Annie Poon is an animator and illustrator with a captivating and upbeat style. Poon’s work is included in the collections of the Museum of Modern Art and has worked with organizations that include the Brooklyn Academy of Art, Pfizer, Nickelodeon, and the LDS Church. She lives with her husband, photographer Kah Poon, in New York City.
Describe yourself as an artist. As an artist, I wear my heart on my sleeve. I think people who like my work can see it is very rough and playful. Whether I’m painting, doodling, or animating, my work is very autobiographical. I mostly spend my time making stop motion animation shorts made from cut paper that are based on memories of childhood and adolescence. Sometimes I work for clients but primarily show my work in fine art settings. I have an alter ego named Puppy who I use to express poignant feelings and experiences, whether joyful, awkward, heartbroken, or manic. He has become a powerful conduit for me because he enables me to talk about any subject in a light way. I know some people have to talk through puppets, ha ha… I speak best through Puppy. Recently I’ve have started illustrating books to my delight, that was always my dream as a kid.
You have said, “Making people happy is just as important as any other issue.” Explain. For a long time I suffered from depression. It went on for at least ten years. Adding to the anxiety of always being sad, I felt the burden of not feeling like a productive member of society. I wasn’t making social change or mothering children. I felt useless and lost and actually stopped making art so I could figure things out. Then I remembered the scriptures where they talk about how Solomon in all his glory was not arrayed like the lilies, and began to notice the incredible diversity of life around me. What was the point of all this random beauty? I realized that Heavenly Father had taken great pains in creating it to bring about happiness. And that creating an animation or a painting was like adding a flower to the bouquet wild, beautiful of organisms I was seeing in Central Park during my daily wanderings. I realized God took great joy in creating delicate wildflowers someone might never even see. There must be a justification in this. And I remembered that ‘men are that they might have joy’. Joy is a priority with the Lord. So if I can create a piece that brings a respite from someone’s sense of overwhelming and sadness, I am following the pattern that Lord has set and adding one more doorway for someone to escape their own anxiety even if just for a few moments.

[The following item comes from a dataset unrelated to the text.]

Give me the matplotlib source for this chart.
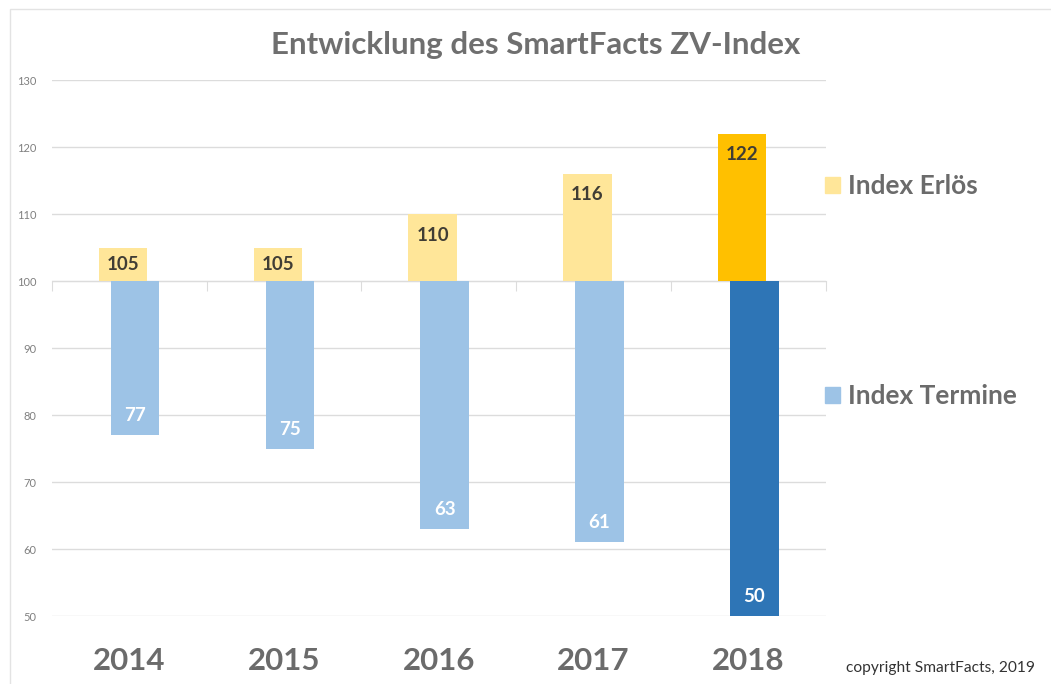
import matplotlib.pyplot as plt
from matplotlib.patches import Patch, Rectangle

# Daten
jahre = ['2014', '2015', '2016', '2017', '2018']
index_erloes = [105, 105, 110, 116, 122]
index_termine = [77, 75, 63, 61, 50]
basis = 100

farbe_erloes = ['#FFE699', '#FFE699', '#FFE699', '#FFE699', '#FFC000']
farbe_termine = ['#9DC3E6', '#9DC3E6', '#9DC3E6', '#9DC3E6', '#2E75B6']

plt.rcParams['font.family'] = ['Lato', 'DejaVu Sans']

fig = plt.figure(figsize=(10.51, 6.84), dpi=100)
ax = fig.add_axes([0.0492, 0.0994, 0.7364, 0.7836])

# leichter Rahmen um das Diagramm
fig.patches.append(Rectangle((10 / 1051, -0.1), 1.2, 1 - 9 / 684 + 0.1,
                             transform=fig.transFigure, fill=False,
                             edgecolor='#e3e3e3', lw=1))

x = list(range(len(jahre)))
breite = 0.313
versatz = 0.039

ax.bar([i - versatz for i in x], [v - basis for v in index_erloes], breite,
       bottom=basis, color=farbe_erloes, zorder=3)
ax.bar([i + versatz for i in x], [v - basis for v in index_termine], breite,
       bottom=basis, color=farbe_termine, zorder=3)

# Werte in den Balken
for i, v in enumerate(index_erloes):
    y = v - min(3.15, (v - basis) / 2)
    ax.text(i - versatz, y, str(v), ha='center', va='center',
            fontsize=13.5, fontweight='bold', color='#403d35', zorder=4)
for i, v in enumerate(index_termine):
    ax.text(i + versatz, v + 2.9, str(v), ha='center', va='center',
            fontsize=13.5, fontweight='bold', color='white', zorder=4)

ax.set_xlim(-0.5, len(jahre) - 0.5)
ax.set_ylim(50, 130)
ax.set_yticks(range(50, 131, 10))
ax.yaxis.grid(True, color='#dcdcdc', lw=1, zorder=0)
ax.tick_params(axis='y', length=0, pad=11, labelsize=8, labelcolor='#808080')

# Kategorieachse liegt bei 100
ax.spines['bottom'].set_position(('data', basis))
ax.spines['bottom'].set_color('#dcdcdc')
ax.spines['bottom'].set_zorder(2)
for s in ['top', 'right', 'left']:
    ax.spines[s].set_visible(False)
ax.set_xticks([i - 0.5 for i in range(len(jahre) + 1)])
ax.tick_params(axis='x', length=7, color='#dcdcdc', direction='out', labelbottom=False)

for i, j in enumerate(jahre):
    ax.text(i, -0.084, j, transform=ax.get_xaxis_transform(), ha='center', va='center',
            fontsize=22.5, fontweight='bold', color='#6b6b6b')

fig.text(0.51, 1 - 45 / 684, 'Entwicklung des SmartFacts ZV-Index', ha='center', va='center',
         fontsize=22.5, fontweight='bold', color='#6f6f6f')

legende = dict(loc='center left', frameon=False, handlelength=0.57, handleheight=0.57,
               handletextpad=0.32, borderpad=0, borderaxespad=0, labelcolor='#6b6b6b',
               prop={'weight': 'bold', 'size': 18.9})
fig.legend(handles=[Patch(color='#FFE699', label='Index Erlös')],
           bbox_to_anchor=(825 / 1051, 1 - 186 / 684), **legende)
fig.legend(handles=[Patch(color='#9DC3E6', label='Index Termine')],
           bbox_to_anchor=(825 / 1051, 1 - 396 / 684), **legende)

fig.text(0.985, 1 - 668 / 684, 'copyright SmartFacts, 2019', ha='right', va='center',
         fontsize=11.2, color='#333333')

fig.savefig('out.png', dpi=100)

What is your approach to a new animation? I start each animation with a key image. It could be a picture by me or someone else that expresses the mood that I want to evoke. For instance, some of my darker work is inspired by a particular Goya etching called ‘the Dream of Reason’. I then do a couple of pages of character designs, I like for each animation to be a little different in technique, whether it be a different color palate, new genre for the soundtrack, etc. I set up rules like ‘these four markers only’ or ‘cram it into 20 seconds’, fun little challenges like that. I write or help compose the music and never move on to the next scene until I have completely edited and polished what I have just shot. It usually takes me a day to animate about 5 seconds but sometimes I spend a couple of days re-shooting a scene again and again because my husband offers funny little twists or because it doesn’t have the magic yet.
Your husband once said, “Annie’s aim is to express how she feels.” Has how you feel changed over the years with regards to your art? I have a feeling of safety and courage when I’m working, because of my dedicated studio space and my husband’s support. There is no judgment in my home regarding my work. I feel very lucky to be able to go wherever my heart happens to be at the time. It keeps things authentic and fresh because as I grow and change, so does the work. For example, the animation I am working on now comes from some dark places. The mood in the first half is very scary because it deals with confusing family issues and mental illness. But I had to go there and I love the way those scenes turned out, with so many layers of feeling in the visuals and the music. Things usually feel incoherent when I’m working on them but once it’s all said and done with I can always see my story coming through pretty clearly.